Le vent cognait sourdement le flanc de la montagne. L’herbe et les broussailles tremblaient sous ses assauts. Un peu plus haut, on ne trouvait plus que la roche nue. De toutes parts, des pics escarpés perçaient l’azur glacial. Un condor tournait, gigantesque, aux aguets de la mort. Sur les sommets, les neiges éternelles luisaient aux feux du soleil déclinant.

Un mousquet crépita. Vu la distance, le bruit était ténu, mais les échos rebondissaient de toutes parts. Everard sentit passer la balle. D’un cheveu ! Il se tassa sur sa selle et talonna son cheval.

Varagan n’espère quand même pas m’atteindre avec une arme d’aussi faible portée, se dit-il.
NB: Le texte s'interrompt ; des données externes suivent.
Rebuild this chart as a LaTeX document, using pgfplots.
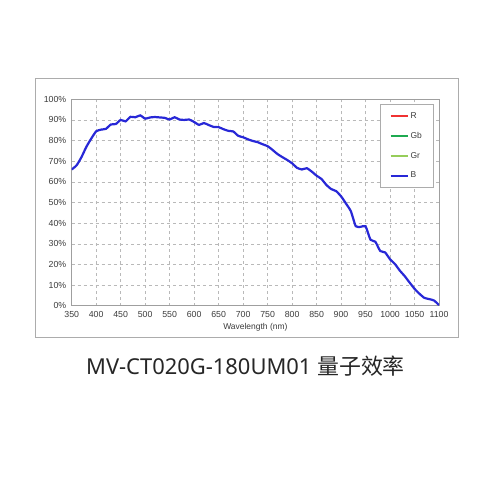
\documentclass[border=0pt]{standalone}
\usepackage{fontspec}
\setmainfont{Liberation Sans}
\newfontfamily\titlefont{Noto Sans}
\newfontfamily\cjk{Noto Sans CJK SC}
\usepackage{pgfplots}
\pgfplotsset{compat=1.18}
\definecolor{curveblue}{RGB}{40,40,215}
\definecolor{lgred}{RGB}{240,50,50}
\definecolor{lggreen}{RGB}{30,170,80}
\definecolor{lglight}{RGB}{150,205,90}
\definecolor{txtgray}{RGB}{60,60,60}

\pgfplotstableread{
wl qe
350 66.0
360 68.0
370 72.0
380 77.0
390 81.0
400 84.5
410 85.3
420 85.7
430 87.8
440 88.0
450 90.0
460 89.3
470 91.5
480 91.3
490 92.2
500 90.6
510 91.2
520 91.4
530 91.2
540 91.0
550 90.2
560 91.3
570 90.2
580 90.0
590 90.2
600 89.0
610 87.6
620 88.5
630 87.5
640 86.6
650 86.5
660 85.5
670 84.7
680 84.4
690 82.3
700 81.6
710 80.6
720 79.8
730 79.2
740 78.2
750 77.3
760 75.5
770 73.5
780 72.0
790 70.6
800 69.0
810 66.8
820 66.0
830 66.6
840 65.0
850 63.0
860 61.4
870 58.5
880 56.5
890 55.5
900 53.0
910 49.5
920 45.8
930 38.5
940 38.2
950 38.5
960 32.0
970 31.0
980 26.5
990 25.8
1000 22.5
1010 20.2
1020 17.0
1030 14.3
1040 11.2
1050 8.2
1060 5.8
1070 3.8
1080 3.2
1090 2.5
1100 0.3
}\qedata

\begin{document}
\begin{tikzpicture}[x=1bp,y=1bp]
\fill[white] (0,0) rectangle (500,500);
\draw[gray!65, line width=0.9bp] (35,163) rectangle (458,422);
\begin{axis}[
  at={(71.7bp,194.3bp)}, anchor=south west,
  scale only axis,
  width=367.3bp, height=206.4bp,
  xmin=350, xmax=1100, ymin=0, ymax=100,
  xtick={350,400,...,1100},
  ytick={0,10,...,100},
  /pgf/number format/assume math mode=true,
  xticklabel style={/pgf/number format/1000 sep={}, yshift=-2.5bp},
  yticklabel style={xshift=-2bp},
  yticklabel={\pgfmathprintnumber{\tick}\%},
  tick label style={font=\fontsize{8.8}{10}\selectfont, text=txtgray},
  xlabel={Wavelength (nm)},
  xlabel style={font=\fontsize{8.5}{10}\selectfont, text=txtgray, yshift=1bp},
  major tick length=0pt,
  axis line style={gray!75, line width=1bp},
  grid=major,
  grid style={gray!55, dashed, line width=0.5bp},
  legend style={at={(0.984,0.977)}, anchor=north east, draw=gray!65,
    font=\fontsize{8.5}{10}\selectfont, text=txtgray,
    row sep=8.5bp, inner xsep=9bp, inner ysep=6bp},
  legend cell align=left,
]
\addlegendimage{draw=lgred, line width=1.6bp}
\addlegendentry{R}
\addlegendimage{draw=lggreen, line width=1.6bp}
\addlegendentry{Gb}
\addlegendimage{draw=lglight, line width=1.6bp}
\addlegendentry{Gr}
\addplot[curveblue, line width=2.2bp, smooth, tension=0.3] table[x=wl, y=qe] {\qedata};
\addlegendentry{B}
\end{axis}
\node[anchor=center, text=black!85, font=\fontsize{22}{25}\selectfont] at (245.5,134)
  {\titlefont MV-CT020G-180UM01 {\cjk 量子效率}};
\end{tikzpicture}
\end{document}
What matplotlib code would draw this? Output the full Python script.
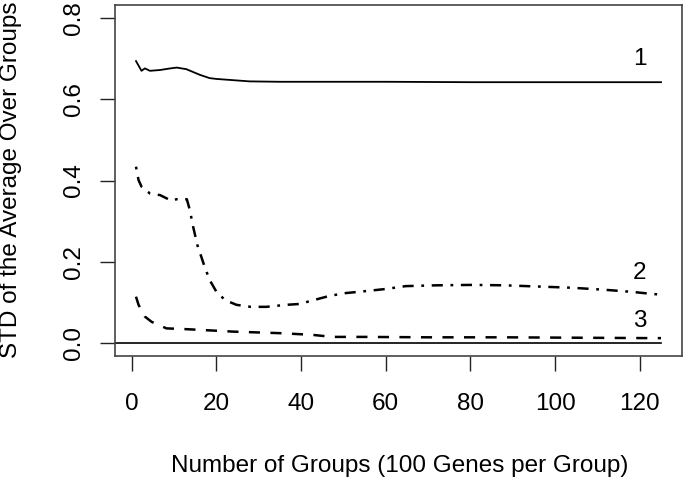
import numpy as np
import matplotlib
matplotlib.use("Agg")
import matplotlib.pyplot as plt

plt.rcParams['font.family'] = ['Liberation Sans', 'DejaVu Sans']

# curve 1 (solid)
x1 = [1, 2.3, 3.1, 4.3, 6.7, 8.5, 10.6, 12.9, 14.5, 16.1, 18.4, 20, 23.9, 27.8, 35, 45, 60, 80, 100, 125]
y1 = [0.694, 0.670, 0.676, 0.670, 0.672, 0.675, 0.678, 0.674, 0.667, 0.660, 0.652, 0.650, 0.647, 0.644,
      0.643, 0.643, 0.643, 0.642, 0.642, 0.642]

# curve 2 (dot-dash)
x2 = [1, 1.6, 2.3, 4.3, 6.7, 9.4, 10.6, 13, 13.7, 14.5, 15.5, 17.2, 18.4, 20, 22, 24.7, 28.1, 31.8, 36.5,
      39.6, 43.5, 46.7, 50.6, 53.7, 60, 64.7, 72, 80.3, 88, 96, 104, 111.7, 118, 122.7, 125]
y2 = [0.434, 0.401, 0.385, 0.368, 0.364, 0.350, 0.354, 0.354, 0.328, 0.286, 0.241, 0.188, 0.155, 0.126,
      0.106, 0.094, 0.089, 0.089, 0.094, 0.096, 0.107, 0.116, 0.123, 0.126, 0.133, 0.140, 0.142, 0.143,
      0.142, 0.139, 0.136, 0.131, 0.126, 0.121, 0.119]

# curve 3 (dashed)
x3 = [1, 1.6, 3.1, 4.7, 8.2, 13, 24, 35.6, 42.7, 47.4, 55, 70, 88, 105, 122.7, 125]
y3 = [0.114, 0.094, 0.065, 0.052, 0.036, 0.034, 0.028, 0.024, 0.020, 0.015, 0.015, 0.014, 0.014,
      0.013, 0.012, 0.012]

curve_labels = ["1", "2", "3"]
label_x = [120, 120, 120]
label_y = [0.70, 0.172, 0.054]

xticks = [0, 20, 40, 60, 80, 100, 120]
yticks = [0.0, 0.2, 0.4, 0.6, 0.8]

fs = 17.5

fig = plt.figure(figsize=(6.85, 4.78), dpi=100)
ax = fig.add_axes([115 / 685, (478 - 356) / 478, (682 - 115) / 685, (356 - 5) / 478])

plt.rcParams['lines.scale_dashes'] = False
ax.plot(x1, y1, color='black', lw=1.3, solid_joinstyle='round')
ax.plot(x2, y2, color='black', lw=1.8, dashes=(2.0, 5.5, 8.0, 5.5))
ax.plot(x3, y3, color='black', lw=1.8, dashes=(8.0, 7.5))
ax.plot([-10, 125], [0, 0], color='black', lw=1.2)

for lab, lx, ly in zip(curve_labels, label_x, label_y):
    ax.text(lx, ly, lab, fontsize=fs, ha='center', va='center')

ax.set_xlim(-3.96, 129.96)
ax.set_ylim(-0.032, 0.832)
ax.set_xticks(xticks)
ax.set_xticklabels([str(v) for v in xticks])
ax.set_yticks(yticks)
ax.set_yticklabels(["%.1f" % v for v in yticks], rotation=90, va='center')
ax.tick_params(direction='out', length=11, width=1.0, labelsize=fs, color='#222222')
ax.tick_params(axis='x', pad=16)
ax.tick_params(axis='y', pad=10.5)
for s in ax.spines.values():
    s.set_color('#444444')
    s.set_linewidth(1.2)

fig.text(400 / 685, 1 - 466 / 478, "Number of Groups (100 Genes per Group)", fontsize=fs,
         ha='center', va='center')
fig.text(11 / 685, 1 - 180 / 478, "STD of the Average Over Groups", fontsize=fs,
         ha='center', va='center', rotation=90)

fig.savefig("out.png", dpi=100)
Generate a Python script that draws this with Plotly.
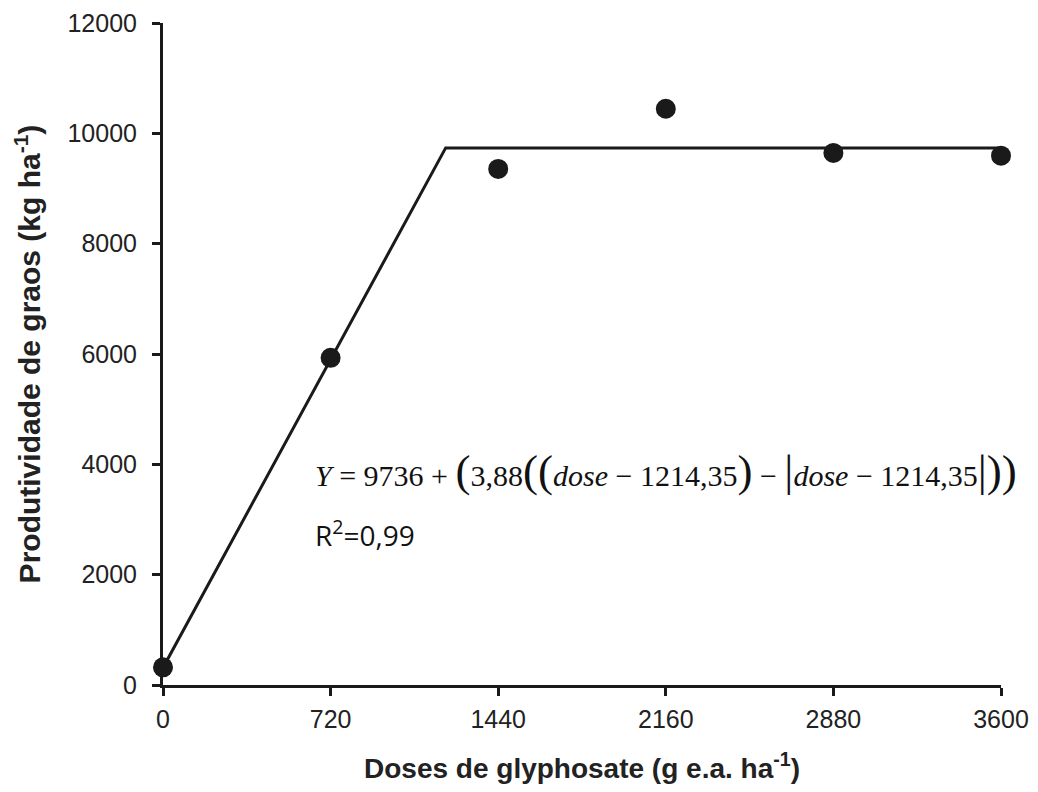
import plotly.graph_objects as go

doses = [0, 720, 1440, 2160, 2880, 3600]
yield_obs = [320, 5930, 9355, 10445, 9645, 9595]

fit_dose = [0, 1214.35, 3600]
fit_yield = [313, 9736, 9736]

x_ticks = [0, 720, 1440, 2160, 2880, 3600]
y_ticks = [0, 2000, 4000, 6000, 8000, 10000, 12000]

fig = go.Figure()
fig.add_trace(go.Scatter(x=fit_dose, y=fit_yield, mode="lines",
                         line=dict(color="#1a1a1a", width=3),
                         showlegend=False, cliponaxis=False))
fig.add_trace(go.Scatter(x=doses, y=yield_obs, mode="markers",
                         marker=dict(color="#1a1a1a", size=20, symbol="circle"),
                         showlegend=False, cliponaxis=False))

SANS = "Liberation Sans, Arial, sans-serif"
fig.update_layout(
    width=1022, height=776,
    margin=dict(l=155, r=29, t=15, b=99),
    plot_bgcolor="white", paper_bgcolor="white",
    font=dict(family=SANS, size=25, color="#222"),
    xaxis=dict(range=[0, 3600], tickvals=x_ticks, ticktext=[str(v) for v in x_ticks],
               automargin=False,
               showgrid=False, zeroline=False, showline=True, linecolor="#1a1a1a",
               linewidth=3, ticks="outside", ticklen=8, tickwidth=3, tickcolor="#1a1a1a",
               tickfont=dict(family=SANS, size=25), ticklabelstandoff=2,
               title=dict(text="<b>Doses de glyphosate (g e.a. ha<sup>-1</sup>)</b>",
                          font=dict(family=SANS, size=28), standoff=28)),
    yaxis=dict(range=[0, 12000], tickvals=y_ticks, ticktext=[str(v) for v in y_ticks],
               automargin=False,
               showgrid=False, zeroline=False, showline=True, linecolor="#1a1a1a",
               linewidth=3, ticks="outside", ticklen=8, tickwidth=3, tickcolor="#1a1a1a",
               tickfont=dict(family=SANS, size=25), ticklabelstandoff=10,
               title=dict(text="<b>Produtividade de graos (kg ha<sup>-1</sup>)</b>",
                          font=dict(family=SANS, size=30), standoff=18)),
)

big = '<span style="font-size:45px">{}</span>'
eq = ("<i>Y</i> = 9736 + " + big.format("(") + "3,88" + big.format("((")
      + "<i>dose</i> − 1214,35" + big.format(")") + " − " + big.format("|")
      + "<i>dose</i> − 1214,35" + big.format("|))"))
fig.add_annotation(
    xref="paper", yref="paper", x=(313 - 163) / 838, y=(685 - 471) / 662,
    xanchor="left", yanchor="middle", showarrow=False,
    text=eq,
    font=dict(family="Liberation Serif, Times New Roman, serif", size=30, color="#111"),
)
fig.add_annotation(
    xref="paper", yref="paper", x=(313 - 163) / 838, y=(685 - 533) / 662,
    xanchor="left", yanchor="middle", showarrow=False,
    text="R<sup>2</sup>=0,99",
    font=dict(family="Open Sans, Liberation Sans", size=28, color="#111"),
)

fig.write_html("out.html")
Qu’est-ce qu’il mijote ? Cherche-t-il à me ralentir ? S’il parvient ainsi à gagner quelque répit, en quoi cela l’avantage-t-il ? Quel peut être son but ?
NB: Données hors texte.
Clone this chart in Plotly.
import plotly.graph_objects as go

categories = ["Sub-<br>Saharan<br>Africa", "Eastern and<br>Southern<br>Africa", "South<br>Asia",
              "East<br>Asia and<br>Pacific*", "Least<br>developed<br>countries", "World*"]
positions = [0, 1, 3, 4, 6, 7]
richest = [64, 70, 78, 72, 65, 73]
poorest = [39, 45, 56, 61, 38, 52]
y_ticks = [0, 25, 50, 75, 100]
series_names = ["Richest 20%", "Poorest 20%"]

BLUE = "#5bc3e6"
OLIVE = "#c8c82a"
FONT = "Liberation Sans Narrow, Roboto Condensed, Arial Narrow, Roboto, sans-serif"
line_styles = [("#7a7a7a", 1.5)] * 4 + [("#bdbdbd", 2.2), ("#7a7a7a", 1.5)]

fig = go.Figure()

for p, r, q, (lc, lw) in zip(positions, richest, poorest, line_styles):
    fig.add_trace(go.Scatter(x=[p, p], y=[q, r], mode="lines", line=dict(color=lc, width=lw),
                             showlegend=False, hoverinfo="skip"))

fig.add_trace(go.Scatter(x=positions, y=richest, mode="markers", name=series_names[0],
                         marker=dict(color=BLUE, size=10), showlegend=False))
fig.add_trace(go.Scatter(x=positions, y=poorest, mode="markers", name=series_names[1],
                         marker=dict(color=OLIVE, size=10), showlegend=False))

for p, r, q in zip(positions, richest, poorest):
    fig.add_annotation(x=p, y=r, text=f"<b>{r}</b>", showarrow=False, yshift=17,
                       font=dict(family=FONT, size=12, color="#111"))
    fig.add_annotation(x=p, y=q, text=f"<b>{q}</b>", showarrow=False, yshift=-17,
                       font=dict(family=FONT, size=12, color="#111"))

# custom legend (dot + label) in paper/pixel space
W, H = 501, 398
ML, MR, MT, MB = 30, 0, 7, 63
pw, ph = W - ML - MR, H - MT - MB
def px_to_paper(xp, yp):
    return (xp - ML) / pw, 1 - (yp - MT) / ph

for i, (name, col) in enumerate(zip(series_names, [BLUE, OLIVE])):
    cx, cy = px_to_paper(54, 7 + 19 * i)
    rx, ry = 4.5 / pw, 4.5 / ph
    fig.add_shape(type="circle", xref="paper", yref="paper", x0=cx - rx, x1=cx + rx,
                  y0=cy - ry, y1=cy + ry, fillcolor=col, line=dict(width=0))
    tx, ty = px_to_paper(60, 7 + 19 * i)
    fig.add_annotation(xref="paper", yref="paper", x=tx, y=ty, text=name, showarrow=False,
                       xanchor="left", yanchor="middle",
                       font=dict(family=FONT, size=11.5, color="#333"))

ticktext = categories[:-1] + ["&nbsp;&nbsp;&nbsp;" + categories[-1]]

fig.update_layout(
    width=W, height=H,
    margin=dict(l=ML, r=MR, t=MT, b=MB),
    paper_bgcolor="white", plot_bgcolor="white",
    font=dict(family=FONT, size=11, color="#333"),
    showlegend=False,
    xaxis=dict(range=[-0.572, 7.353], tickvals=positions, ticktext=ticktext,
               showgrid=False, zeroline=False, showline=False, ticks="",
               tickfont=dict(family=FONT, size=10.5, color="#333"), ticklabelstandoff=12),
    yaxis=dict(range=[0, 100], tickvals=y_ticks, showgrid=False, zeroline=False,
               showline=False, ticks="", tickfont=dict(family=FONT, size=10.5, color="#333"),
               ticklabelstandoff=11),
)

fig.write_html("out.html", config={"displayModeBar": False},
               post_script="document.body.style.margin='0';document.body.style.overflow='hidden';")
Son adversaire le précédait de huit cents mètres environ, mais sa monture commençait à donner des signes de fatigue. Everard avait mis du temps à retrouver la piste de Varagan, passant d’un péon à un berger pour répéter sans se lasser la description du fugitif. Mais Varagan ne disposait que d’un seul cheval, qu’il avait été obligé de ménager. Une fois qu’Everard avait retrouvé sa trace, son œil exercé n’avait eu aucune peine à le suivre, et la traque s’était alors accélérée.

Il savait en outre que Varagan n’était armé que d’un mousquet. Il n’avait pas mégoté sur les munitions depuis que le Patrouilleur était apparu derrière lui. Comme il rechargeait vite et visait bien, il était parvenu à retarder son poursuivant. Mais quel refuge espérait-il trouver dans cette nature sauvage ? Varagan semblait se diriger vers un pic qui se voyait de loin. Non seulement il était fort élevé, mais en outre sa forme suggérait celle d’un donjon. Cela dit, il n’avait rien d’une forteresse. Si Varagan tentait de s’abriter derrière lui, un coup de désintégrateur suffirait à le noyer sous une avalanche de roche en fusion.

Peut-être Varagan ignorait-il que l’agent possédait une telle arme. Non, impossible. C’était un monstre, pas un crétin.

Everard rabaissa son chapeau et referma son poncho autour de lui pour se protéger du vent. Il ne chercha pas à saisir son désintégrateur, ce n’était pas utile pour le moment, mais, comme par instinct, sa main gauche se posa sur le pistolet à silex et sur le sabre passés à sa ceinture. L’un comme l’autre étaient avant tout des accessoires vestimentaires, conçus pour impressionner les indigènes, mais leur masse lui semblait étrangement rassurante.